The constituency formerly held by Portia Simpson Miller now seeks a new standard-bearer for the People’s National Party (PNP). So far the contestants include Comrades Karl Blake, Dr Angela Brown Burke, Rev Dr Joan Porteous, and Audrey Smith Facey.
Simpson Miller has already made it absolutely clear who she wants to succeed her. The problem with this endorsement of Brown Burke is that she recommended someone for a seat who had not shown any desire to run for it; she did not even apply.
The last time I checked, Jamaica is a democratic country and politics is not to be handled like the distribution of inheritance. The PNP was founded by Norman Manley in 1938, not as a family business, but as a party to serve the country of Jamaica. Why are these politicians being allowed to practise favouritism and nepotism with constituencies that don’t belong to them?

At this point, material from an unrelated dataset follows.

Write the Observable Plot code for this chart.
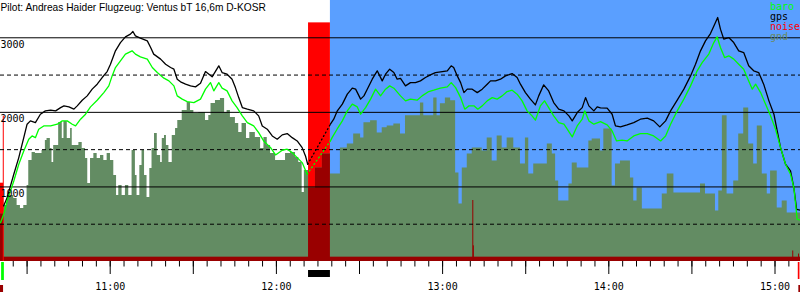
<!DOCTYPE html>
<html><head><meta charset="utf-8">
<script src="https://cdn.jsdelivr.net/npm/d3@7"></script>
<script src="https://cdn.jsdelivr.net/npm/@observablehq/plot@0.6"></script>
<style>
html,body{margin:0;padding:0;background:#fff;}
#chart svg{display:block;}
</style></head><body><div id="chart"></div>
<script>
// ---- data (time = minutes after 10:00, altitude in metres) ----
const title = "Pilot: Andreas Haider Flugzeug: Ventus bT 16,6m D-KOSR";
const timeStart = 20.4, timeEnd = 309.2;

const gpsTime = [21.5,22.8,25.2,27.0,28.8,30.0,31.2,33.0,34.8,36.6,38.5,40.3,42.1,43.3,45.1,46.9,48.1,49.9,51.7,53.5,55.3,57.1,58.9,60.1,61.9,63.7,65.5,67.3,68.2,69.1,70.9,73.4,74.6,75.7,78.2,80.0,81.8,83.0,84.2,85.4,87.2,89.0,90.8,92.6,94.4,96.8,99.2,100.4,102.2,104.0,105.2,106.4,107.7,109.5,111.8,113.6,114.9,116.7,118.5,120.3,122.1,123.9,125.7,127.5,129.3,130.5,131.3,139.5,140.7,142.0,143.8,145.6,147.4,148.6,150.4,151.6,152.8,154.6,156.4,158.2,159.4,160.9,162.4,163.6,164.8,166.6,168.4,170.2,172.0,173.8,175.6,177.4,179.9,181.7,183.1,184.0,185.3,186.5,187.7,188.9,190.7,192.5,194.3,196.1,197.3,199.1,200.9,202.7,205.1,206.9,208.1,209.9,211.7,213.5,214.7,216.5,218.3,220.1,221.9,223.8,225.6,226.8,228.6,230.4,231.6,232.8,234.6,235.8,237.0,239.4,241.2,242.4,244.2,246.6,249.0,251.4,253.9,256.2,258.4,260.5,262.3,264.7,267.1,269.5,271.3,273.1,274.9,276.7,278.5,279.3,280.3,281.5,283.3,285.1,286.9,288.7,290.5,292.3,294.1,295.9,297.8,299.6,300.8,302.0,303.8,305.6,306.8,307.8,309.2];
const gpsAlt = [745,856,1170,1393,1661,1841,1886,1863,1975,2020,2029,2020,2064,2087,2073,2043,2087,2163,2221,2311,2378,2467,2547,2646,2825,2936,3013,3049,3084,3026,2995,2959,2869,2781,2714,2646,2601,2579,2445,2409,2378,2355,2342,2390,2547,2476,2624,2534,2512,2445,2332,2198,2064,2043,2020,1953,1818,1774,1684,1640,1698,1715,1661,1617,1527,1416,1304,1841,1908,2020,2110,2244,2324,2311,2177,2221,2311,2445,2557,2422,2512,2579,2534,2445,2456,2355,2399,2399,2422,2467,2503,2534,2547,2557,2624,2601,2489,2399,2265,2311,2311,2265,2311,2378,2422,2422,2445,2489,2520,2467,2378,2265,2177,2100,2221,2369,2288,2131,2043,2020,1953,1886,1997,2064,2198,2087,2020,2073,2060,2056,1975,1818,1805,1832,1863,1908,1922,1886,1805,1886,2020,2163,2311,2489,2646,2825,2959,3057,3205,3272,3116,2982,3003,2936,2825,2802,2624,2557,2534,2378,2154,1975,1751,1527,1304,1215,990,700,687];

const baroTime = [20.4,21.6,22.8,25.2,27.0,28.8,30.6,31.8,33.0,34.2,36.0,38.5,40.9,42.7,44.5,46.3,47.5,49.3,51.1,52.9,55.3,57.7,59.5,60.7,61.9,63.7,65.5,67.9,69.1,70.9,73.4,75.2,77.0,79.4,81.2,83.0,84.2,86.0,87.8,90.2,92.6,94.4,96.2,97.4,99.2,100.4,102.2,104.0,105.8,107.7,109.5,111.8,113.6,115.4,117.9,119.7,122.1,123.9,125.7,127.5,129.3,131.1,139.5,140.1,141.9,143.8,145.6,147.4,149.2,150.4,152.2,154.0,155.8,157.6,159.4,160.9,162.4,164.8,166.6,168.4,170.8,172.6,175.0,176.8,179.2,181.7,183.1,184.7,186.5,188.0,189.5,191.3,192.7,194.3,196.1,197.9,199.7,201.5,203.3,205.1,206.9,208.7,210.5,212.3,213.5,215.3,216.8,218.3,220.1,221.9,223.8,225.0,226.8,228.6,230.4,231.3,232.8,234.6,237.0,239.4,241.2,242.8,244.8,246.6,249.0,251.4,253.9,256.2,258.7,260.5,262.3,264.7,267.1,269.5,271.9,273.7,276.1,277.9,279.1,280.3,281.8,283.3,285.1,286.9,288.7,290.5,291.8,293.0,294.8,296.6,298.4,300.2,302.0,303.8,305.6,306.8,308.0,309.2];
const baroAlt = [521,637,812,1080,1304,1483,1640,1684,1661,1774,1818,1818,1841,1886,1886,1841,1818,1908,1975,2073,2163,2265,2355,2489,2601,2691,2781,2825,2781,2744,2714,2601,2534,2459,2422,2355,2221,2177,2145,2131,2177,2311,2399,2288,2399,2324,2288,2154,2064,1953,1863,1818,1729,1617,1527,1429,1492,1506,1460,1393,1326,1170,1617,1661,1774,1886,2020,2110,2073,1975,2064,2177,2311,2221,2311,2355,2324,2221,2154,2177,2163,2221,2279,2297,2324,2342,2399,2332,2198,2043,2087,2087,2043,2087,2154,2198,2177,2221,2279,2297,2244,2154,2020,1953,1895,2087,2154,2064,1953,1863,1841,1774,1671,1818,1908,2020,1886,1841,1875,1832,1751,1617,1627,1617,1684,1715,1715,1684,1617,1684,1841,2020,2177,2355,2557,2668,2781,2936,3013,2869,2735,2758,2714,2646,2579,2422,2311,2378,2265,2110,1953,1774,1527,1304,1170,990,566,557];

const gndTime = [20.4,21.6,22.8,25.2,26.4,27.6,28.8,30.0,30.6,31.8,33.0,35.4,36.6,37.2,38.4,39.0,39.6,41.4,42.7,43.3,44.5,45.7,46.3,48.7,49.9,51.1,51.9,52.9,54.1,55.3,56.5,57.7,58.9,60.1,61.3,62.3,63.1,64.3,65.5,66.7,67.9,69.1,69.7,70.7,71.5,72.4,73.3,74.3,75.1,76.0,77.0,78.2,78.8,79.6,80.3,81.2,82.4,83.6,84.4,86.0,87.8,89.0,90.2,92.0,94.4,95.6,96.4,98.0,99.8,101.3,102.2,103.4,105.2,106.4,107.6,109.2,110.4,112.4,114.3,115.5,116.7,117.9,119.7,123.3,125.1,126.9,128.1,129.3,130.1,131.6,134.1,136.6,139.5,143.1,145.6,147.9,150.4,151.6,154.0,156.4,158.2,160.0,162.4,164.8,166.6,172.0,173.2,176.8,178.0,179.2,181.0,182.9,184.7,185.9,187.1,188.9,190.7,194.3,196.1,197.9,199.7,201.5,203.3,205.7,208.1,209.9,211.1,212.9,217.8,219.6,220.8,221.9,225.6,226.8,228.6,232.8,234.0,237.0,238.2,241.2,242.4,244.2,247.8,249.0,250.2,252.1,259.3,261.1,263.5,273.1,274.9,278.5,279.7,281.0,282.7,285.1,286.9,288.7,290.5,292.3,293.6,295.4,297.2,298.4,300.8,302.6,304.4,309.2];
const gndAlt = [637,751,885,845,751,711,751,1019,1354,1462,1448,1489,1623,1649,1515,1328,1556,1864,1649,1877,1649,1784,1556,1596,1515,1381,1046,1381,1448,1381,1421,1354,1448,1354,1153,885,1019,885,1019,885,1489,1153,885,1287,1489,1153,858,1247,1515,1716,1421,1328,1649,1690,1556,1328,1690,1784,1891,2025,2132,2025,1985,1998,1891,1958,2119,2159,2186,1998,2025,1931,1851,1730,1851,1649,1730,1663,1515,1663,1556,1448,1354,1448,1462,1395,1328,925,1220,986,1255,1443,1174,1523,1577,1711,1657,1859,1886,1724,1792,1818,1845,1711,1953,2127,1953,2194,1953,2114,2194,2154,1188,772,1255,1443,1523,1483,1657,1349,1684,1523,1657,1523,1308,1657,1174,1308,1577,1443,1080,812,1040,1322,1255,1617,1644,1483,1778,1013,1308,1349,1121,812,986,705,906,1174,919,1040,906,678,946,1953,906,1080,1711,2060,1577,1308,1818,1174,906,1215,718,812,651,651];

// engine / launch noise periods and isolated noise spikes
const noiseFrom = [20.4, 131.6];
const noiseTo = [21.5, 139.5];
const noiseLevel = [1050, 3200];
const noiseFloor = 58;
const spikeTime = [21.4, 190.9, 191.1, 306.4, 308.5];
const spikeLevel = [1950, 818, 210, 141, 100];

const taskStart = 139.5;             // blue task section begins
const takeoffFrom = 20.8, takeoffTo = 21.8;
const landingFrom = 308.4, landingTo = 309.0;

const gridSolid = [1000, 2000, 3000];
const gridDashed = [500, 1500, 2500];
const yLabels = [1000, 2000, 3000];
const hourTicks = [60, 120, 180, 240, 300];
const hourLabels = ["11:00", "12:00", "13:00", "14:00", "15:00"];

const legendNames = ["baro", "gps", "noise", "gnd"];

// ---- styles ----
const BLUE = "#5a9fff", GND = "#638c63", RED = "#ff0000", DARK = "#990000", LIME = "#00ff00";
const legendColors = [LIME, "#000000", RED, "#6a8a5f"];

// ---- build tables ----
const motorOn = noiseFrom[1], motorOff = noiseTo[1];
function seriesRows(times, alts) {
  return times.map((t, i) => ({t, alt: alts[i], seg: t <= motorOn ? 0 : (t >= motorOff ? 1 : 2)}));
}
const gpsRows = seriesRows(gpsTime, gpsAlt).filter(d => d.seg !== 2);
const baroRows = seriesRows(baroTime, baroAlt).filter(d => d.seg !== 2);
function gapRows(rows) {
  const a = rows.filter(d => d.seg === 0), b = rows.filter(d => d.seg === 1);
  return [a[a.length - 1], b[0]];
}
const gndRows = gndTime.map((t, i) => ({t, alt: gndAlt[i]}));
function groundBetween(a, b, k) {
  let v0 = gndRows[0].alt;
  for (const r of gndRows) if (r.t <= a) v0 = r.alt;
  const inner = gndRows.filter(r => r.t > a && r.t < b);
  const last = inner.length ? inner[inner.length - 1].alt : v0;
  return [{t: a, alt: v0, k}, ...inner.map(r => ({...r, k})), {t: b, alt: last, k}];
}
const darkGround = noiseFrom.flatMap((a, i) => groundBetween(a, noiseTo[i], i));
const noiseRows = noiseFrom.map((a, i) => ({t1: a, t2: noiseTo[i], v: noiseLevel[i]}));
const spikeRows = spikeTime.map((t, i) => ({t, v: spikeLevel[i]}));
const minorTicks = d3.range(25, timeEnd, 5);
const halfTicks = d3.range(30, timeEnd, 30);

const marks = [
  Plot.rect([{a: taskStart, b: timeEnd}], {x1: "a", x2: "b", fill: BLUE}),
  Plot.rect(noiseRows, {x1: "t1", x2: "t2", y1: () => 0, y2: "v", fill: RED}),
  Plot.areaY(gndRows, {x: "t", y: "alt", curve: "step-after", fill: GND}),
  Plot.areaY(darkGround, {x: "t", y: "alt", z: "k", curve: "step-after", fill: DARK}),
  Plot.rect([{a: timeStart, b: timeEnd, v: noiseFloor}], {x1: "a", x2: "b", y1: () => 0, y2: "v", fill: DARK}),
  Plot.ruleX(spikeRows.filter(d => d.v > 1000), {x: "t", y1: () => 0, y2: "v", stroke: RED}),
  Plot.ruleX(spikeRows.filter(d => d.v <= 1000), {x: "t", y1: () => 0, y2: "v", stroke: DARK}),
  Plot.ruleY(gridSolid, {y: d => d, stroke: "#000"}),
  Plot.ruleY(gridDashed, {y: d => d, stroke: "#000", strokeDasharray: "4,3"}),
  Plot.line(gpsRows, {x: "t", y: "alt", z: "seg", stroke: "#000", strokeWidth: 1.3}),
  Plot.line(gapRows(gpsRows), {x: "t", y: "alt", stroke: "#000", strokeWidth: 1.3, strokeDasharray: "1,3"}),
  Plot.line(baroRows, {x: "t", y: "alt", z: "seg", stroke: LIME, strokeWidth: 1.3}),
  Plot.line(gapRows(baroRows), {x: "t", y: "alt", stroke: LIME, strokeWidth: 1.3, strokeDasharray: "1,3"}),
  Plot.text(yLabels, {x: () => timeStart, y: d => d, text: d => String(d), textAnchor: "start", lineAnchor: "top", dy: 3, fill: "#000"}),
  // x axis ticks and labels
  Plot.ruleX(minorTicks, {x: d => d, stroke: "#000", insetTop: 261, insetBottom: -5.5}),
  Plot.ruleX(halfTicks, {x: d => d, stroke: "#000", insetTop: 261, insetBottom: -13}),
  Plot.text(hourTicks, {x: d => d, text: (d, i) => hourLabels[i], frameAnchor: "bottom", lineAnchor: "middle", dy: 25, fill: "#000"}),
  // event markers below the axis
  Plot.rect([{a: takeoffFrom, b: takeoffTo}], {x1: "a", x2: "b", fill: LIME, insetTop: 262, insetBottom: -19}),
  Plot.rect([{a: noiseFrom[0], b: noiseTo[0]}], {x1: "a", x2: "b", fill: DARK, insetTop: 285, insetBottom: -31}),
  Plot.rect([{a: motorOn, b: motorOff}], {x1: "a", x2: "b", fill: "#000", insetTop: 270, insetBottom: -16}),
  Plot.rect([{a: landingFrom, b: landingTo}], {x1: "a", x2: "b", fill: RED, insetTop: 262, insetBottom: -18}),
  Plot.rect([{a: landingFrom + 0.2, b: timeEnd}], {x1: "a", x2: "b", fill: DARK, insetTop: 285, insetBottom: -31}),
  // title
  Plot.text([title], {frameAnchor: "top-left", text: d => d, textAnchor: "start", lineAnchor: "top", dy: 2.8, fill: "#000",
    fontFamily: "'Liberation Sans', Arial, sans-serif", fontSize: 10.2})
];
legendNames.forEach((name, i) => {
  marks.push(Plot.text([name], {frameAnchor: "top-right", text: d => d, textAnchor: "start", lineAnchor: "top",
    dx: -30.5, dy: 2.4 + 10 * i, fill: legendColors[i]}));
});

const plot = Plot.plot({
  width: 800, height: 300,
  marginTop: 0, marginBottom: 39, marginLeft: 0, marginRight: 0,
  style: {fontFamily: "'DejaVu Sans Mono', monospace", fontSize: "10px", background: "#fff", overflow: "visible"},
  x: {domain: [timeStart, timeEnd], axis: null},
  y: {domain: [0, 3500], axis: null},
  marks
});
document.getElementById("chart").append(plot);
</script></body></html>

Constituencies are a body of voters in a specified area who elect a representative to a legislative body; it is not a family’s legacy. By condoning this behaviour we are disenfranchising the poorer class of people in having a say in who represents them? We must not trample on the rights of the marginalised.
Where is the transparency and integrity in theses political processes?
Please allow democracy to prevail. You can’t push out someone and put in your friends. We must promote decency and help prevent the moral decay; it can’t be curry goat politics as usual.
How do we as a nation expect positive change when we continue to encourage garrison politics? I call upon the leadership of the PNP to address this matter in a timely manner and for the powers that be to do the right thing.